§ **Written task**
Retype, with no alterations, every line between the one containing "Emit a web page" and the one containing "const levelLabels = ['045', '030'];", counting both of those lines too. Pictures are to be left out.

§ **Records for the task**
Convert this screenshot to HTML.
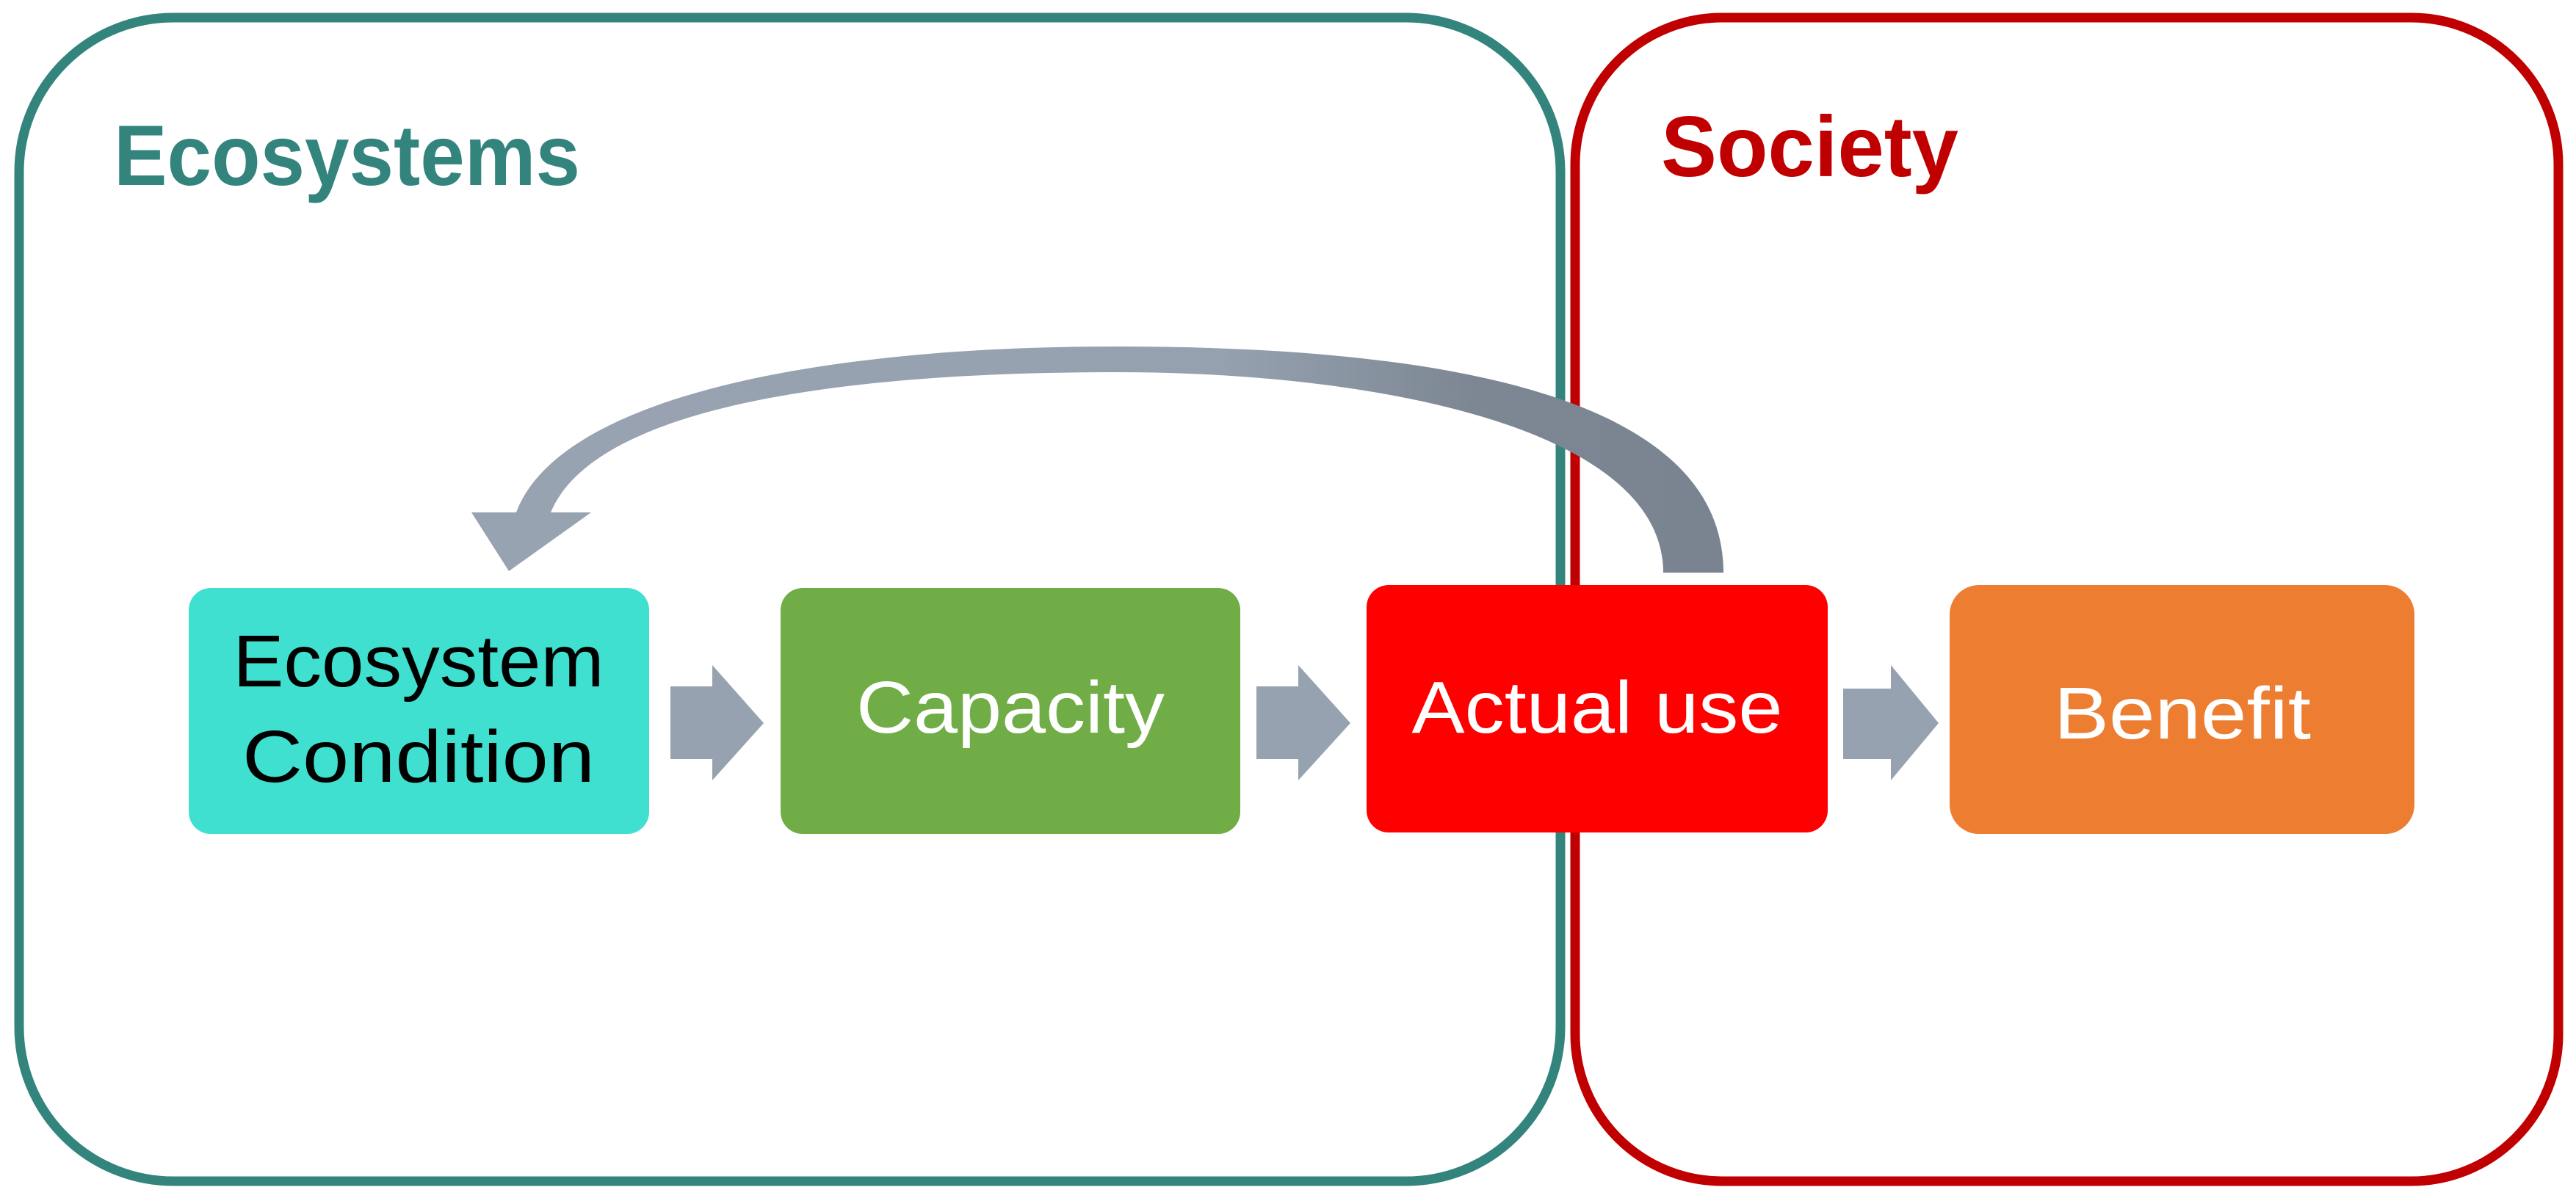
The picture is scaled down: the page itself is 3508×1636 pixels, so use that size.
<!DOCTYPE html>
<html><head><meta charset="utf-8"><style>html,body{margin:0;padding:0;background:#fff}svg{display:block}</style></head>
<body>
<svg width="3508" height="1636" viewBox="0 0 3508 1636" xmlns="http://www.w3.org/2000/svg">
<defs>
<linearGradient id="g" x1="0" y1="0" x2="1" y2="0">
<stop offset="0" stop-color="#98a3b1"/><stop offset="0.6" stop-color="#96a1af"/><stop offset="0.8" stop-color="#7d8794"/><stop offset="1" stop-color="#7a8490"/>
</linearGradient>
</defs>
<rect x="26" y="24" width="2099" height="1585" rx="210" ry="210" fill="none" stroke="#34847e" stroke-width="13"/>
<rect x="2145" y="24" width="1339" height="1585" rx="200" ry="200" fill="none" stroke="#c00000" stroke-width="13"/>
<text x="155" y="252" font-family="Liberation Sans, sans-serif" font-weight="bold" font-size="117" fill="#34847e" textLength="635" lengthAdjust="spacingAndGlyphs">Ecosystems</text>
<text x="2262" y="240" font-family="Liberation Sans, sans-serif" font-weight="bold" font-size="117" fill="#c00000" textLength="405" lengthAdjust="spacingAndGlyphs">Society</text>
<path d="M2347 780 C2347 520 1900 472 1520 472 C1100 472 760 545 703 698 L642 698 L693 778 L805 698 L750 698 C805 565 1100 507 1520 507 C1880 507 2265 585 2265 780 Z" fill="url(#g)"/>
<rect x="257" y="801" width="627" height="335" rx="30" fill="#40e0d0"/>
<rect x="1063" y="801" width="626" height="335" rx="30" fill="#70ad47"/>
<rect x="1861" y="797" width="628" height="337" rx="30" fill="#ff0000"/>
<rect x="2655" y="797" width="633" height="339" rx="40" fill="#ed7d31"/>
<path d="M913 935 L970 935 L970 906 L1040 985 L970 1063 L970 1034 L913 1034 Z" fill="#97a2b0"/>
<path d="M1711 935 L1768 935 L1768 906 L1839 985 L1768 1063 L1768 1034 L1711 1034 Z" fill="#97a2b0"/>
<path d="M2510 938 L2575 938 L2575 906 L2640 985 L2575 1063 L2575 1034 L2510 1034 Z" fill="#97a2b0"/>
<g font-family="Liberation Sans, sans-serif" font-size="100" text-anchor="middle">
<text x="570" y="935" fill="#000" textLength="505" lengthAdjust="spacingAndGlyphs">Ecosystem</text>
<text x="570" y="1065" fill="#000" textLength="480" lengthAdjust="spacingAndGlyphs">Condition</text>
<text x="1376" y="998" fill="#fff" textLength="420" lengthAdjust="spacingAndGlyphs">Capacity</text>
<text x="2175" y="998" fill="#fff" textLength="505" lengthAdjust="spacingAndGlyphs">Actual use</text>
<text x="2972" y="1006" fill="#fff" textLength="350" lengthAdjust="spacingAndGlyphs">Benefit</text>
</g>
</svg>
</body></html>
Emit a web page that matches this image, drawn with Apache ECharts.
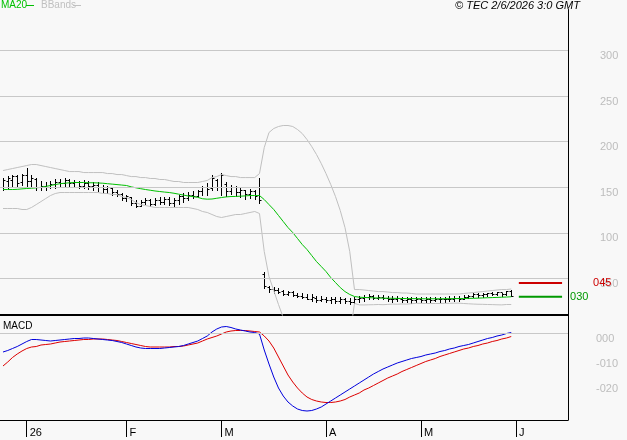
<!DOCTYPE html>
<html><head><meta charset="utf-8">
<script src="https://cdn.jsdelivr.net/npm/echarts@6/dist/echarts.min.js"></script>
<style>html,body{margin:0;padding:0;background:#f8f8f8}#c{width:627px;height:440px}</style>
</head><body><div id="c"></div>
<script>
const monthIdx = [5, 26, 46, 68, 88, 108];
const monthLabels = ['26', 'F', 'M', 'A', 'M', 'J'];
const priceTicks = [50, 100, 150, 200, 250, 300];
const macdTicks = [0, -10, -20];
const levelValues = [45, 30];
const levelLabels = ['045', '030'];

const high = [160.7,162.9,164.0,164.0,165.1,171.7,164.0,160.7,156.4,155.3,
156.4,158.6,158.6,160.7,158.6,157.5,156.4,157.5,156.4,155.3,
155.3,153.1,152.0,149.8,147.6,144.3,142.1,139.9,136.6,136.6,
138.8,137.7,138.8,139.9,139.9,139.9,138.8,142.1,144.3,145.4,
146.5,147.6,152.0,154.2,164.0,158.6,166.2,155.3,153.1,152.0,
149.8,147.6,148.7,147.6,160.7,57.7,42.3,41.2,40.1,37.9,
36.8,36.8,34.6,33.6,32.5,32.5,30.3,30.3,29.2,29.2,
29.2,29.2,28.1,28.1,29.2,30.3,31.4,32.5,31.4,31.4,
31.4,30.3,30.3,30.3,29.2,29.2,29.2,29.2,29.2,29.2,
29.2,29.2,29.2,29.2,30.3,30.3,30.3,31.4,31.4,33.6,
33.6,33.6,34.6,35.7,35.7,34.6,36.8,37.9];
const low = [147.6,149.8,151.6,151.6,153.1,151.6,151.6,147.6,147.6,147.6,
149.8,149.8,151.6,151.6,151.6,151.6,149.8,149.8,148.7,147.6,
146.5,145.4,144.3,142.1,141.0,136.6,135.5,131.1,127.9,129.0,
132.2,130.0,131.1,132.2,132.2,131.1,130.0,132.2,134.4,136.6,
138.8,139.9,142.1,142.1,147.6,147.6,142.1,141.0,143.2,141.0,
139.9,137.7,138.8,137.7,133.3,40.1,35.7,34.6,33.6,31.4,
31.4,30.3,29.2,28.1,27.0,25.9,24.8,25.9,24.8,23.7,
23.7,23.7,23.7,22.6,23.7,24.8,25.9,27.0,27.0,27.0,
27.0,25.9,24.8,25.9,24.8,24.8,23.7,24.8,24.8,24.8,
24.8,25.9,24.8,24.8,25.9,25.9,25.9,27.0,28.1,29.2,
29.2,29.2,30.3,31.4,31.4,30.3,31.4,30.3];
const open = [150,157,158,162,156,163,157,159,150,152,
150,154,156,155,158,155,156,152,155,151,
153,150,148,149,145,143,138,139,133,130,
134,136,132,136,134,137,133,136,140,138,
142,141,146,150,149,158,150,154,146,150,
145,147,143,146,150,55,41,38,37,36,
33,35,32,31,30,28,29,26,28,26,
27,25,27,25,24,27,29,30,31,29,
30,29,28,27,28,26,28,26,27,26,
28,26,28,27,28,27,29,28,30,31,
33,32,33,34,33,35,33,36];
const close = [158,160,162,155,163,157,160,150,152,150,
154,156,155,158,155,156,152,155,151,153,
150,148,150,145,143,138,140,133,130,134,
136,132,136,134,137,133,136,140,138,142,
141,146,150,148,160,150,164,146,150,145,
147,143,146,141,136,42,38,37,35,33,
35,32,31,30,28,30,26,28,26,27,
25,27,25,24,28,29,30,31,29,30,
29,28,27,29,26,28,26,27,26,28,
26,28,27,28,27,29,28,30,31,33,
32,33,34,33,35,33,36,31];
const ma20 = [147.6,147.6,147.6,147.8,148.3,148.7,149.0,149.5,150.0,151.0,
152.0,153.0,154.0,154.5,155.0,155.3,155.3,155.3,155.0,155.0,
154.8,154.5,154.0,153.5,153.0,152.5,152.0,150.5,149.5,148.5,
147.6,146.8,146.0,145.4,144.8,144.3,143.5,142.5,141.5,140.5,
139.8,139.0,137.5,137.0,137.2,138.0,138.8,139.5,139.9,140.0,
140.3,140.6,141.0,141.0,141.0,136.6,131.1,125.7,119.1,112.5,
105.9,100.4,93.9,87.3,81.8,75.2,68.6,63.2,57.7,51.1,
45.6,40.1,35.7,32.5,30.3,29.5,29.2,29.0,28.8,28.6,
28.5,28.4,28.3,28.2,28.1,28.0,28.0,27.9,27.9,27.8,
27.8,27.8,27.8,27.9,27.9,28.0,28.0,28.1,28.2,28.3,
28.5,28.7,28.9,29.1,29.3,29.5,29.7,30.0];
const bbUpper = [168.4,169.5,170.6,171.7,172.8,173.9,175.0,175.0,173.9,172.8,
171.7,170.6,169.5,168.4,167.3,167.3,167.3,166.2,166.2,166.2,
166.2,166.2,165.1,165.1,164.0,164.0,162.9,161.8,161.8,160.7,
160.7,159.7,159.7,158.6,158.6,157.5,156.4,156.4,155.3,155.3,
155.3,155.3,156.4,157.5,160.7,161.8,164.0,162.9,161.8,161.8,
160.7,160.7,160.7,160.7,165.1,193.6,210.1,214.5,216.7,217.8,
217.8,216.7,213.4,209.0,202.4,194.7,186.0,176.1,165.1,153.1,
139.9,124.6,105.9,79.6,37.9,37.9,37.4,36.8,36.3,35.7,
35.7,35.2,34.6,34.6,34.1,34.1,33.6,33.0,33.0,33.0,
33.0,33.0,33.0,33.0,33.0,33.0,33.0,33.6,34.1,34.6,
35.2,35.7,36.3,36.8,37.4,37.9,37.9,38.5];
const bbLower = [126.8,126.8,126.8,126.8,125.7,125.7,127.9,131.1,134.4,137.7,
141.0,143.2,144.3,144.3,144.3,144.3,144.3,144.3,144.3,144.3,
144.3,143.2,143.2,142.1,142.1,139.9,138.8,136.6,133.3,131.1,
130.0,129.0,127.9,127.9,127.9,127.9,127.9,127.9,127.9,127.9,
126.8,125.7,123.5,122.4,120.2,118.0,116.9,118.0,119.1,120.2,
120.2,121.3,122.4,123.5,121.3,79.6,52.1,36.9,21.5,7.2,
-6.0,-15.9,-25.6,-34.4,-38.8,-44.3,-48.8,-49.7,-49.7,-50.9,
-48.7,-44.4,-34.5,-14.6,22.7,21.1,21.0,21.2,21.3,21.5,
21.3,21.6,22.0,21.8,22.1,21.9,22.4,22.8,22.8,22.6,
22.6,22.6,22.6,22.8,22.8,23.0,23.0,22.6,22.3,22.0,
21.8,21.7,21.5,21.4,21.2,21.1,21.5,21.5];
const macd = [-7.6,-7.0,-6.2,-5.4,-4.4,-3.4,-2.6,-2.6,-2.8,-3.0,
-3.2,-3.0,-2.8,-2.6,-2.4,-2.2,-2.2,-2.0,-2.0,-2.2,
-2.4,-2.6,-2.8,-3.0,-3.4,-3.8,-4.4,-5.0,-5.6,-6.0,
-6.2,-6.2,-6.2,-6.2,-6.0,-5.8,-5.6,-5.4,-5.0,-4.4,
-3.8,-3.2,-2.2,-1.2,0.4,1.6,2.4,2.6,2.2,1.6,
1.2,0.8,0.4,0.2,-0.4,-6.8,-12.4,-17.6,-22.0,-25.2,
-27.6,-29.2,-30.4,-31.0,-31.2,-31.0,-30.4,-29.6,-28.4,-27.2,
-26.0,-24.8,-23.6,-22.4,-21.2,-20.0,-18.8,-17.6,-16.4,-15.4,
-14.4,-13.6,-12.8,-12.0,-11.4,-10.8,-10.2,-9.8,-9.4,-8.8,
-8.4,-8.0,-7.4,-7.0,-6.4,-6.0,-5.4,-5.0,-4.6,-4.0,
-3.4,-2.8,-2.2,-1.8,-1.2,-0.8,-0.2,0.2];
const signal = [-13.2,-11.6,-9.8,-8.4,-7.2,-6.2,-5.6,-5.4,-4.8,-4.6,
-4.4,-4.0,-3.6,-3.4,-3.2,-3.0,-2.8,-2.6,-2.6,-2.4,
-2.4,-2.4,-2.6,-2.8,-3.0,-3.4,-3.8,-4.2,-4.6,-5.0,
-5.4,-5.6,-5.6,-5.6,-5.6,-5.6,-5.4,-5.4,-5.2,-4.8,
-4.4,-4.0,-3.2,-2.4,-1.8,-1.2,-0.4,0.4,0.8,1.0,
1.0,1.0,0.8,0.6,0.4,-1.2,-3.2,-6.0,-9.6,-13.2,
-16.8,-19.6,-22.0,-24.0,-25.6,-26.6,-27.2,-27.6,-27.8,-27.8,
-27.6,-27.2,-26.6,-25.6,-24.8,-24.0,-22.8,-22.0,-21.0,-20.0,
-19.0,-18.0,-17.2,-16.4,-15.4,-14.6,-13.8,-13.0,-12.2,-11.4,
-10.8,-10.2,-9.4,-8.8,-8.2,-7.6,-7.0,-6.4,-6.0,-5.4,
-5.0,-4.4,-4.0,-3.4,-3.0,-2.4,-2.0,-1.4];

const N = close.length;
const xMin = -0.63, xMax = 118.95;
const fmt3 = v => (v < 0 ? '-' : '') + String(Math.abs(v)).padStart(3, '0');
const pair = arr => arr.map((v, i) => [i, v]);
const ohlc = close.map((c, i) => [i, open[i], high[i], low[i], c]);
const FONT = 'Arial, "Liberation Sans", sans-serif';

function renderOHLC(params, api) {
  const i = api.value(0);
  const h = api.coord([i, api.value(2)]);
  const l = api.coord([i, api.value(3)]);
  const o = api.coord([i, api.value(1)]);
  const c = api.coord([i, api.value(4)]);
  const x = Math.round(h[0]) + 0.5;
  const st = { stroke: '#000', lineWidth: 1 };
  const oy = Math.round(o[1]) + 0.5, cy = Math.round(c[1]) + 0.5;
  return { type: 'group', children: [
    { type: 'line', shape: { x1: x, y1: Math.round(h[1]), x2: x, y2: Math.round(l[1]) + 1 }, style: st },
    { type: 'line', shape: { x1: x - 2, y1: oy, x2: x, y2: oy }, style: st },
    { type: 'line', shape: { x1: x, y1: cy, x2: x + 2, y2: cy }, style: st }
  ]};
}

const levelColors = ['#cc0000', '#009900'];
const levelDist = [31, 8];
const levelSeries = levelValues.map((v, k) => ({
  type: 'line', xAxisIndex: 0, yAxisIndex: 0, silent: true, symbol: 'none',
  data: [[N + 0.6, v], [N + 9.7, v]],
  lineStyle: { color: levelColors[k], width: 2 },
  endLabel: { show: true, formatter: levelLabels[k], color: levelColors[k], distance: levelDist[k], fontSize: 11, fontFamily: FONT }
}));

const chart = echarts.init(document.getElementById('c'), null, { renderer: 'canvas' });
chart.setOption({
  animation: false,
  backgroundColor: '#f8f8f8',
  textStyle: { fontFamily: FONT },
  grid: [
    { left: 0, top: 9.5, width: 568, height: 305.5 },
    { left: 0, top: 315, width: 568, height: 105 }
  ],
  xAxis: [
    { gridIndex: 0, type: 'value', min: xMin, max: xMax,
      axisLine: { show: true, onZero: false, lineStyle: { color: '#000', width: 2 } },
      axisTick: { show: false }, axisLabel: { show: false }, splitLine: { show: false } },
    { gridIndex: 1, type: 'value', min: xMin, max: xMax,
      axisLine: { show: true, onZero: false, lineStyle: { color: '#000', width: 1 } },
      axisTick: { show: true, customValues: monthIdx, length: 17, lineStyle: { color: '#000' } },
      axisLabel: { show: true, customValues: monthIdx, formatter: v => monthLabels[monthIdx.indexOf(v)],
        align: 'left', verticalAlign: 'top', margin: 7, padding: [0, 0, 0, 3], color: '#000', fontSize: 11 },
      splitLine: { show: false } }
  ],
  yAxis: [
    { gridIndex: 0, type: 'value', position: 'right', min: 10, max: 345,
      axisLine: { show: true, onZero: false, lineStyle: { color: '#000' } }, axisTick: { show: false }, splitLine: { show: false },
      axisLabel: { customValues: priceTicks, formatter: fmt3, color: '#bdbdbd', fontSize: 11, margin: 32, verticalAlign: 'top' } },
    { gridIndex: 1, type: 'value', position: 'right', min: -34.8, max: 7.2,
      axisLine: { show: true, onZero: false, lineStyle: { color: '#000' } }, axisTick: { show: false }, splitLine: { show: false },
      axisLabel: { customValues: macdTicks, formatter: fmt3, color: '#bdbdbd', fontSize: 11, margin: 28, verticalAlign: 'top' } }
  ],
  graphic: [
    { type: 'text', left: 1, top: 0, style: { text: 'MA20', fill: '#00c000', font: '10px ' + FONT } },
    { type: 'line', shape: { x1: 26, y1: 5.5, x2: 34, y2: 5.5 }, style: { stroke: '#00c000', lineWidth: 1 } },
    { type: 'text', left: 41, top: 0, style: { text: 'BBands', fill: '#c0c0c0', font: '10px ' + FONT } },
    { type: 'line', shape: { x1: 73, y1: 5.5, x2: 81, y2: 5.5 }, style: { stroke: '#c0c0c0', lineWidth: 1 } },
    { type: 'text', left: 455, top: 0, style: { text: '© TEC 2/6/2026 3:0 GMT', fill: '#000', font: 'italic 11px ' + FONT } },
    { type: 'text', left: 3, top: 321, style: { text: 'MACD', fill: '#000', font: '10px ' + FONT } }
  ],
  series: [
    { type: 'line', xAxisIndex: 0, yAxisIndex: 0, silent: true, symbol: 'none', data: pair(bbUpper),
      lineStyle: { color: '#c0c0c0', width: 1 },
      markLine: { silent: true, symbol: 'none', label: { show: false }, lineStyle: { color: '#c8c8c8', type: 'solid', width: 1 },
        data: priceTicks.map(v => ({ yAxis: v })) } },
    { type: 'line', xAxisIndex: 0, yAxisIndex: 0, silent: true, symbol: 'none', data: pair(bbLower),
      lineStyle: { color: '#c0c0c0', width: 1 } },
    { type: 'line', xAxisIndex: 0, yAxisIndex: 0, silent: true, symbol: 'none', data: pair(ma20),
      lineStyle: { color: '#00c000', width: 1 } },
    { type: 'custom', xAxisIndex: 0, yAxisIndex: 0, silent: true, data: ohlc, renderItem: renderOHLC,
      encode: { x: 0, y: [1, 2, 3, 4] }, clip: true },
    ...levelSeries,
    { type: 'line', xAxisIndex: 1, yAxisIndex: 1, silent: true, symbol: 'none', data: pair(signal),
      lineStyle: { color: '#dd0000', width: 1 },
      markLine: { silent: true, symbol: 'none', label: { show: false }, lineStyle: { color: '#c8c8c8', type: 'solid', width: 1 },
        data: [{ yAxis: 0 }] } },
    { type: 'line', xAxisIndex: 1, yAxisIndex: 1, silent: true, symbol: 'none', data: pair(macd),
      lineStyle: { color: '#0000dd', width: 1 } }
  ]
});
</script>
</body></html>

§ **Solution below**
Emit a web page that matches this image, drawn with Apache ECharts.
<!DOCTYPE html>
<html><head><meta charset="utf-8">
<script src="https://cdn.jsdelivr.net/npm/echarts@6/dist/echarts.min.js"></script>
<style>html,body{margin:0;padding:0;background:#f8f8f8}#c{width:627px;height:440px}</style>
</head><body><div id="c"></div>
<script>
const monthIdx = [5, 26, 46, 68, 88, 108];
const monthLabels = ['26', 'F', 'M', 'A', 'M', 'J'];
const priceTicks = [50, 100, 150, 200, 250, 300];
const macdTicks = [0, -10, -20];
const levelValues = [45, 30];
const levelLabels = ['045', '030'];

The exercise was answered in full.